I’ve made my own list of programs I’d like to shave (the JSF, the V-22, the F-35, the F-22, missile defense... NASA), and I’m sure many Congressmen have done the same. But the process should not be dominated by any one individual’s list of priorities. Republicans need to build a consensus, to engage in serious discussion that identifies what spending is really necessary to meet our national goals, and what spending has merely been shoe-horned in over the years by underhanded lobbying and bureaucratic sprawl.

The trickiest problem for Republicans will be taxes. Given our fiscal predicament, major tax cuts are simply not in the cards — indeed, it is more likely that at least modest tax increases will prove necessary. What Republicans do have an opportunity to do is re-orient our tax system from one which seeks to re-distribute income to one which maximizes economic growth and efficiency. The Republican sense of fairness is libertarian, and wants to let a man keep that which he has rightfully earned. The Democratic sense of fairness is more Rawlsian in nature, and wants to equalize income across society. With new power, the Republicans will have the ability to tilt the balance back.

Because taxes induce individuals to change their behavior, they can lead to suboptimal behavior and create economic inefficiencies. Some taxes, like capital income taxes, produce relatively high inefficiencies, while others, like estate taxes, produce relatively low losses.
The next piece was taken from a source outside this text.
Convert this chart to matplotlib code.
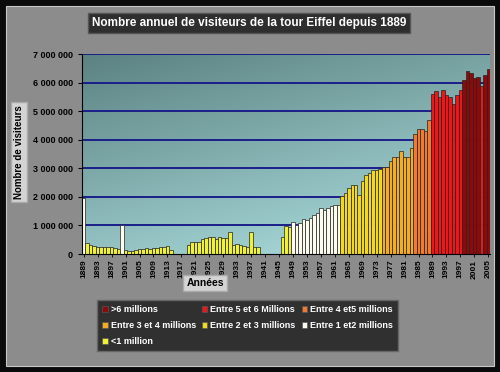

Where Republicans have the budgetary leeway to introduce tax cuts, they should focus them on capital gains. In the long run, capital gains taxes are among the most inefficient and should be among the first to go. The trouble is that slashing all capital gains taxes immediately would surrender a great deal of revenue in the form of a windfall profit to capital holders — having already paid the price of the inefficiency (less saving and investment due to expectation of a future tax), we would lose the revenue it was expected to yield. Republicans should focus on phasing out the capital gains tax by maintaining it on all existing assets, but not applying it on any capital investments henceforth.

For the most part however, Republicans will be faced with the choice of where to raise taxes, not lower them. If their libertarian sense of fairness prevails, they will raise them where they will do the least damage to economic growth — on the lower income tax brackets that hit all tax payers equally.

The elasticity of taxable income, and thus the inefficiencies created by a tax, get higher as both income and marginal tax rates increase. It polls well to tax the income of just the rich, but more often than not, the rich respond by working less, shrinking the economic pie.

A tax on a lower income bracket takes money from a broader base, and only distorts the decision making of those for whom that tax bracket represents their marginal tax rate, individuals who are much less likely to deprive society of their labor in response. “Taxing everybody” doesn’t make as good a soundbite as taxing the rich, but when nearly half the country pays no income tax, even as they enjoy the benefits that income tax provides, Republicans should feel compelled to brave the storm and make a stand for their core philosophy.

None of these are easy problems to solve — that is why they have been left festering for so long. But if Republicans are to scrub off the image they gained during the Bush years, they need to prove to the American people that they are capable of making the hard choices, that policy positions and value judgments aside, they offer something the Democrats do not possess: courage.